“I’m doing an experiment,” my friend Ella said, as she splashed some cream of vegetable soup into a bowl. Of the two bowls she was preparing to carry out to a table at the family restaurant where we worked, one contained just enough liquid to cover the bottom of the bowl while the other was brimming.
Walking slowly so that the soup didn’t slop out of the full bowl, Ella made her way to the table. I couldn’t bear to watch the “experiment” – the reaction of two people who got drastically different amounts of soup before their meal – go down. Since we’d started working as waitresses at the small-town restaurant over the summer break from high school, Ella was prone to shaking things up to keep herself from getting too bored.
She returned moments later and dished more soup into the emptier bowl, shrugging her shoulders and laughing.

Working at the restaurant was one of the best part-time jobs I’ve ever had. The place was too small to get too busy – which was good because if it didn’t I wasn’t a skilled enough waitress to handle it.
I was just 16, hired by a Greek man who’d created a multi-page menu replete with items honoring his homeland like spanikopita, but also included a Chinese combo plate, pizza, and a local Saskatchewan delicacy: the hot hamburger (a burger patty on a piece of bread, smothered in gravy). Later, a Chinese couple took it over and several more Asian dishes to the menu (along with several spelling and grammatical errors) but still kept the hodgepodge of Greek, Italianish and North American offerings.

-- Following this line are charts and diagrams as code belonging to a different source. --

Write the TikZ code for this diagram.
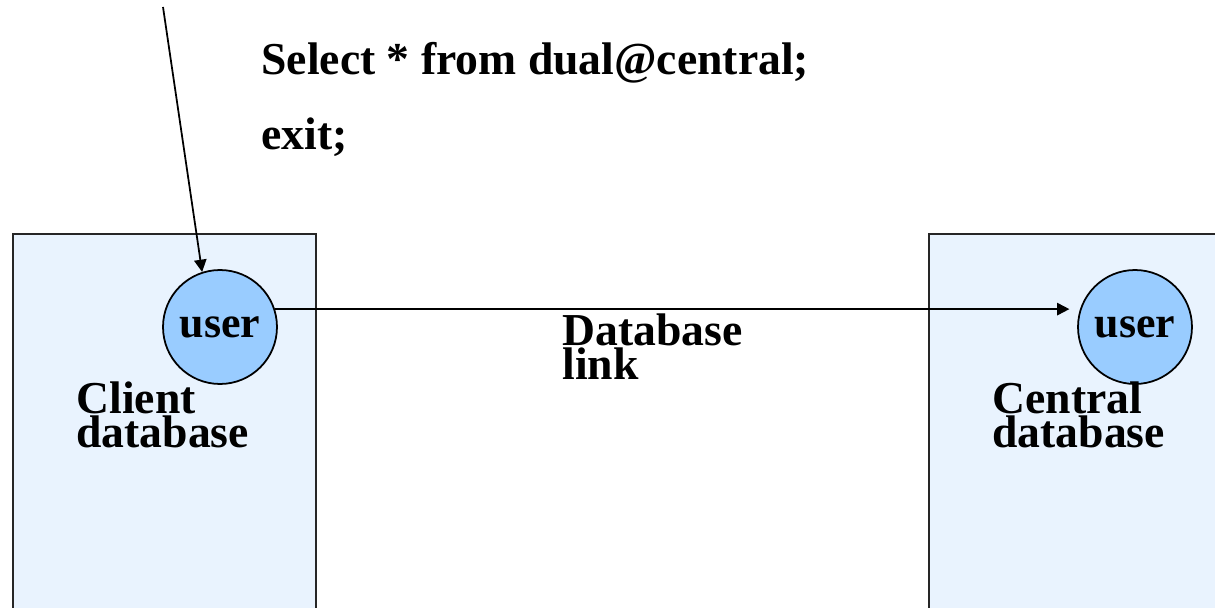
\documentclass[tikz,border=0pt]{standalone}
\usepackage{fontspec}
\setmainfont{Liberation Serif}
\usetikzlibrary{arrows.meta}
\definecolor{dbfill}{RGB}{233,243,254}
\definecolor{userfill}{RGB}{153,204,255}
\begin{document}
\begin{tikzpicture}[x=0.02cm, y=-0.02cm,
  dbbox/.style={draw=black!85, line width=1pt, fill=dbfill, anchor=north west, minimum width=#1, minimum height=8cm, inner sep=0},
  user/.style={circle, draw, line width=1pt, fill=userfill, minimum size=2.28cm, inner sep=0, font=\fontsize{25}{19}\selectfont\bfseries},
  label/.style={anchor=base west, inner sep=0, align=left, font=\fontsize{26}{18}\selectfont\bfseries},
  arrow/.style={-{Triangle[length=7pt,width=7pt]}, line width=1pt}
]
\useasboundingbox (0,0) rectangle (1215,608);
\clip (0,0) rectangle (1215,608);
\node[dbbox=6.06cm] (client) at (12,233) {};
\node[dbbox=6.5cm] (central) at (928,233) {};
\node[user] (uc) at (220,327) {user};
\node[user] (us) at (1135,327) {user};
% base anchor of two-line labels sits on the second line
\node[label] (cl) at (76,447) {Client\\database};
\node[label] (ce) at (992,447) {Central\\database};
\node[label] (lk) at (562,379) {Database\\link};
\node[label] (sql) at (261,75) {Select * from dual@central;};
\node[label] (ex) at (261,150) {exit;};
\coordinate (top) at (163,7);
\draw[arrow] (top) -- (uc.108);
\draw[arrow, shorten >=6pt] (uc.18) -- (us.162);
\end{tikzpicture}
\end{document}
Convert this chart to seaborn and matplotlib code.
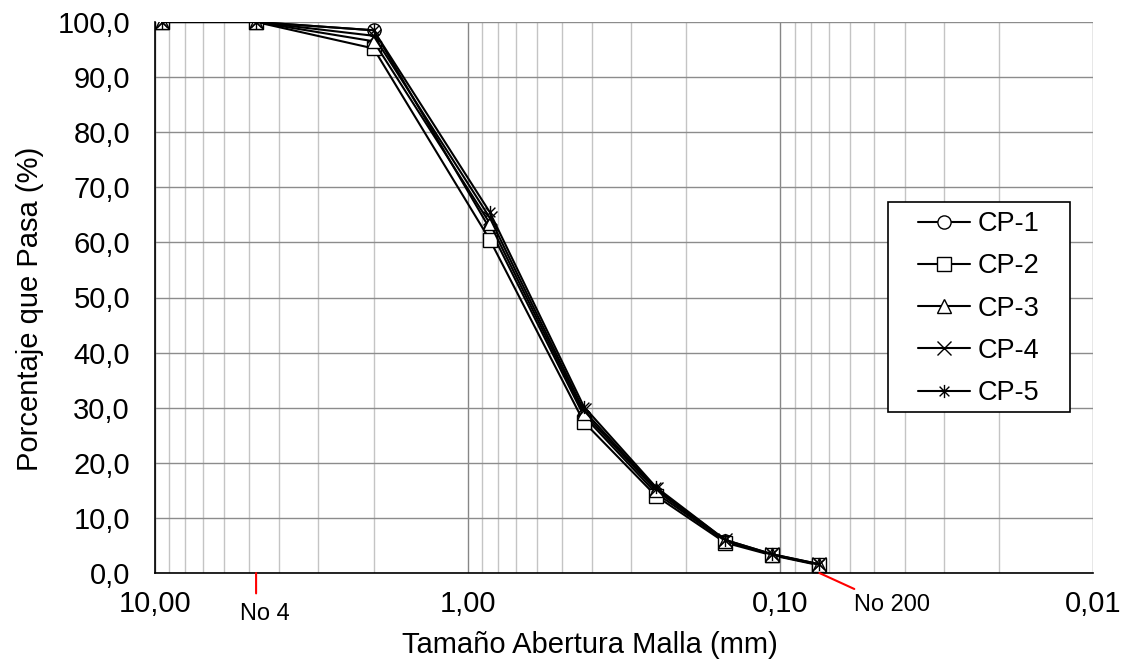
import numpy as np
import pandas as pd
import matplotlib
matplotlib.use("Agg")
import matplotlib.pyplot as plt
import seaborn as sns
from matplotlib.path import Path
from matplotlib.patches import Rectangle
from matplotlib.ticker import FuncFormatter, LogLocator, NullFormatter, FixedLocator

# ---- data ----
sizes_mm = [9.5, 4.75, 2.0, 0.85, 0.425, 0.25, 0.15, 0.106, 0.075]
series = ["CP-1", "CP-2", "CP-3", "CP-4", "CP-5"]
cp1 = [100.0, 100.0, 98.5, 62.5, 28.5, 14.5, 5.8, 3.3, 1.5]
cp2 = [100.0, 100.0, 95.2, 60.5, 27.4, 14.0, 5.5, 3.2, 1.4]
cp3 = [100.0, 100.0, 96.5, 63.5, 29.0, 15.0, 5.8, 3.3, 1.5]
cp4 = [100.0, 100.0, 97.5, 64.5, 29.5, 15.3, 6.0, 3.4, 1.6]
cp5 = [100.0, 100.0, 98.5, 65.5, 30.2, 15.6, 6.0, 3.4, 1.6]
x_ticks = [10.0, 1.0, 0.1, 0.01]
y_ticks = [0, 10, 20, 30, 40, 50, 60, 70, 80, 90, 100]

df = pd.DataFrame({
    "size": sizes_mm * 5,
    "pct": cp1 + cp2 + cp3 + cp4 + cp5,
    "serie": sum([[s] * len(sizes_mm) for s in series], []),
})

sns.set_style("white")
plt.rcParams["font.family"] = ["Liberation Sans", "DejaVu Sans"]
plt.rcParams["text.color"] = "black"
plt.rcParams["axes.labelcolor"] = "black"
plt.rcParams["xtick.color"] = "black"
plt.rcParams["ytick.color"] = "black"

fig = plt.figure(figsize=(11.23, 6.67), dpi=100)
ax = fig.add_axes([155 / 1123, 1 - 573 / 667, 938 / 1123, 551 / 667])

star = Path([(-1, -1), (1, 1), (-1, 1), (1, -1), (0, -1.35), (0, 1.35)],
            [Path.MOVETO, Path.LINETO, Path.MOVETO, Path.LINETO, Path.MOVETO, Path.LINETO])
markers = ["o", "s", "^", "x", star]

for s, m in zip(series, markers):
    sub = df[df["serie"] == s]
    sns.lineplot(data=sub, x="size", y="pct", color="black", marker=m,
                 linewidth=1.5, markersize=9.5, markerfacecolor="white",
                 markeredgecolor="black", markeredgewidth=1.0, ax=ax,
                 label=s, zorder=3)

ax.set_xscale("log")
ax.set_xlim(10, 0.01)
ax.set_ylim(0, 100)

ax.xaxis.set_major_locator(FixedLocator(x_ticks))
ax.xaxis.set_minor_locator(LogLocator(base=10, subs=np.arange(2, 10)))
ax.xaxis.set_minor_formatter(NullFormatter())
ax.xaxis.set_major_formatter(FuncFormatter(lambda v, p: f"{v:.2f}".replace(".", ",")))
ax.yaxis.set_major_locator(FixedLocator(y_ticks))
ax.yaxis.set_major_formatter(FuncFormatter(lambda v, p: f"{v:.1f}".replace(".", ",")))

ax.grid(which="major", axis="x", color="#868686", linewidth=1.0)
ax.grid(which="minor", axis="x", color="#c4c4c4", linewidth=1.0)
ax.grid(which="major", axis="y", color="#8c8c8c", linewidth=1.0)
ax.set_axisbelow(True)

for sp in ["top", "right"]:
    ax.spines[sp].set_visible(False)
ax.spines["left"].set_color("black")
ax.spines["bottom"].set_color("black")
ax.spines["left"].set_linewidth(1.2)
ax.spines["bottom"].set_linewidth(1.2)

ax.tick_params(axis="x", which="major", direction="out", length=5, width=1.0,
               color="#333333", labelsize=21, pad=7)
ax.tick_params(axis="x", which="minor", length=0)
ax.tick_params(axis="y", length=0, labelsize=21, pad=18)

ax.set_xlabel("Tamaño Abertura Malla (mm)", fontsize=21)
ax.set_ylabel("Porcentaje que Pasa (%)", fontsize=21)
ax.xaxis.set_label_coords((590 - 155) / 938, -0.105)
ax.yaxis.set_label_coords(-0.118, 0.48)

# sieve annotations
ax.annotate("", xy=(4.75, 0), xytext=(4.75, -3.7), xycoords="data",
            arrowprops=dict(arrowstyle="-", color="red", lw=1.5, shrinkA=0, shrinkB=0),
            annotation_clip=False)
ax.text(4.45, -7.5, "No 4", fontsize=17, ha="center", va="center", clip_on=False)
ax.annotate("", xy=(0.075, 0), xytext=(0.058, -2.9), xycoords="data",
            arrowprops=dict(arrowstyle="-", color="red", lw=1.5, shrinkA=0, shrinkB=0),
            annotation_clip=False)
ax.text(0.0440, -5.8, "No 200", fontsize=17, ha="center", va="center", clip_on=False)

# legend with a square frame
frame = Rectangle(((888 - 155) / 938, (573 - 412) / 551), 182 / 938, 210 / 551,
                  transform=ax.transAxes, facecolor="white", edgecolor="black",
                  linewidth=1.2, zorder=4)
ax.add_patch(frame)
handles, labels = ax.get_legend_handles_labels()
leg = ax.legend(handles, labels, loc="upper left",
                bbox_to_anchor=((918 - 155) / 938, (573 - 211) / 551),
                fontsize=19.5, frameon=False, borderpad=0, borderaxespad=0,
                handlelength=1.93, labelspacing=0.6, handletextpad=0.26)
leg.set_zorder(5)

fig.savefig("out.png", dpi=100)
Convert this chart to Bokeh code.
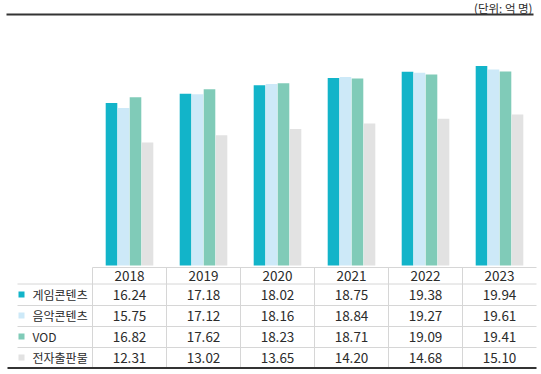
from bokeh.plotting import figure
from bokeh.models import Range1d, ColumnDataSource
from bokeh.core.properties import value
from bokeh.embed import file_html
from bokeh.resources import INLINE

# ---- data ----
years = ["2018", "2019", "2020", "2021", "2022", "2023"]
series_names = ["게임콘텐츠", "음악콘텐츠", "VOD", "전자출판물"]
game = [16.24, 17.18, 18.02, 18.75, 19.38, 19.94]
music = [15.75, 17.12, 18.16, 18.84, 19.27, 19.61]
vod = [16.82, 17.62, 18.23, 18.71, 19.09, 19.41]
ebook = [12.31, 13.02, 13.65, 14.20, 14.68, 15.10]
unit_label = "(단위: 억 명)"

colors = ["#12b4c9", "#cde9f8", "#80cbb8", "#e2e2e2"]
series = [game, music, vod, ebook]

FONT = "Noto Sans CJK KR"
COL = 74.0   # px per category column
X0 = 92.0    # px where the first category column starts
Y0 = 265.0   # px of value 0
PPU = 10.0   # px per unit
W, H = 541, 374


def px(xp):
    return (xp - X0) / COL


def py(yp):
    return (Y0 - yp) / PPU


p = figure(width=W, height=H,
           x_range=Range1d(px(0), px(W)),
           y_range=Range1d(py(H), py(0)),
           output_backend="svg", toolbar_location=None, min_border=0)
p.axis.visible = False
p.grid.visible = False
p.outline_line_color = None
p.background_fill_color = "white"

# ---- bars ----
xc = [i + 0.5 for i in range(len(years))]
offsets = [-18 / COL, -6 / COL, 6 / COL, 18 / COL]
bw = 11.6 / COL
for vals, col, off in zip(series, colors, offsets):
    src = ColumnDataSource(dict(x=[x + off for x in xc], top=vals))
    p.vbar(x="x", top="top", bottom=0, width=bw, source=src,
           fill_color=col, line_color=None)

# ---- table grid ----
grid_col = "#d6d6d6"
row_lines = [py(283.5), py(305), py(326), py(347)]
p.segment(x0=[0], y0=[py(267)], x1=[px(536)], y1=[py(267)], line_color=grid_col, line_width=1)
p.segment(x0=[px(17)] * len(row_lines), y0=row_lines, x1=[px(536)] * len(row_lines), y1=row_lines,
          line_color=grid_col, line_width=1)
vx = list(range(len(years)))
p.segment(x0=vx, y0=[py(267)] * len(vx), x1=vx, y1=[py(367)] * len(vx),
          line_color=grid_col, line_width=1)
# thick bottom line
p.segment(x0=[px(7)], y0=[py(367.5)], x1=[px(536)], y1=[py(367.5)], line_color="#333333", line_width=2)

# header years
p.text(x=xc, y=[py(275.5)] * len(years), text=years, text_align="center",
       text_baseline="middle", text_font=value(FONT), text_font_size="13.5px",
       text_color="#2b2b2b")

row_y = [py(294), py(315), py(336), py(357)]
for vals, name, col, ry in zip(series, series_names, colors, row_y):
    p.text(x=xc, y=[ry] * len(vals), text=["%.2f" % v for v in vals],
           text_align="center", text_baseline="middle", text_font=value(FONT),
           text_font_size="13.5px", text_color="#2b2b2b")
    p.scatter(x=[px(21)], y=[ry], marker="square", size=6,
              fill_color=col, line_color=None)
    p.text(x=[px(32)], y=[ry], text=[name], text_align="left",
           text_baseline="middle", text_font=value(FONT), text_font_size="12px",
           text_color="#2b2b2b")

# ---- top unit line and label ----
p.segment(x0=[px(6)], y0=[py(14)], x1=[px(533)], y1=[py(14)],
          line_color="#333333", line_width=2)
p.text(x=[px(532)], y=[py(7.5)], text=[unit_label], text_align="right",
       text_baseline="middle", text_font=value(FONT), text_font_size="11.5px",
       text_color="#2b2b2b")

open("out.html", "w").write(file_html(p, INLINE))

A handful of my friends worked there and the other employees I didn’t know from school were an entertaining bunch of riffraff from around town. At one point, I got my underage brother a job as a dishwasher at the restaurant and was rewarded by constantly having him whining about how the waitresses should help him whenever he worked a closing shift. My brother didn’t last long, but then again, hardly anyone did in the years I worked there on and off. The only server who stuck around was the sinewy head waitress, Debbie, who was later fired when the new owners installed a security camera and caught her pocketing money from the cash register.
Donnie, a middle-aged, full-time dishwasher with a mouth full of teeth in all stages of decay, still works at the restaurant to this day. Last time I was in town he appeared at my mom’s door with some food we’d ordered for delivery. He hadn’t changed a bit. The aviator-style prescription glasses he’d favored back then were still perched on his nose, having managed to span an entire fashion cycle of stylish to nerdy to ironically nerdy to stylish. Unfortunately, the collared button-up shirts he favored never experienced a fashion renaissance. I can still see Donnie leaning up against the waitress station at the restaurant with his ruddy flesh and matted chest hair visible beneath his thin shirt, his face shiny from all the steam the dishwasher gave off.
When things got slow, the waitresses would fill creamers and ketchup bottles while gabbing with Donnie or a cook named Jason. Jason has previously worked at a popular cheese shop in Saskatoon called Bulk Cheese Warehouse, and loved to regale us with tales from his glory days making pasta salad at the shop. No Bulk Cheese Warehouse incident was too insignificant to be turned into an “amusing” daily anecdote to share with us. Once, when I asked him where the pasta featured in our baked ravioli dish came from, he led me back to the panty and hefted an economy-sized can from the shelf. “Let’s just say, thank goodness for Chef Boyardee.”
One of my favorite waitresses was a hardworking and kind woman named Barbara who’d been arrested in a major drug-trafficking sting in town. Coming in for my shift one day one of my signature dark under-eye circles caught the light strangely and Barbra mistook my tiredness for a black eye. “Who hit you?” she asked immediately, seizing my shoulders with both her hands. “Who fucking hit you?!”
Gisele – or Giz, which is what we’d call her behind her back – was a plump beauty who was always good for detailed stories about her old man, which is what she called her boyfriend, not to be confused with her dad. Another girl, Tracy, made me clean out the bathrooms for her while she offered relationship advice. “If you think your boyfriend is cheating on you,” she told me, “tell him you want to take a bath. If his dick floats in the bathwater, you’ll know he cheated because that means it’s empty.” Rock-solid logic if I ever heard it.
Tips were abysmal, but leaving a shift with $8 in cash was still a selling feature for the place. So was the food. We got staff rates on most items, of which I took advantage. Despite many other bad habits I developed while working there, I never snuck French fries off a customer’s plate like I’d seen other girls do when they were hungry, but I was guilty of gobbling down roll after buttered roll and iceberg-lettuce salad ladled with ranch dressing between serving tables. Once in a while, Ella and I would steal a piece of Turtle cheesecake from the cooler and alternate bites, sliding the plate and fork under the hot-chocolate machine so the owners couldn’t see the evidence.

To this day, I still crave food from the restaurant and dine there every time I’m back in Saskatchewan. My family reluctantly tags along, though my mom always likes to note that her friend, the town’s health inspector, never eats there. It’s nice to know some things never change.
Sure, the location is different, but almost 15 years later, the menu is almost exactly the same. The people are different, but I’d bet they’re just as entertaining.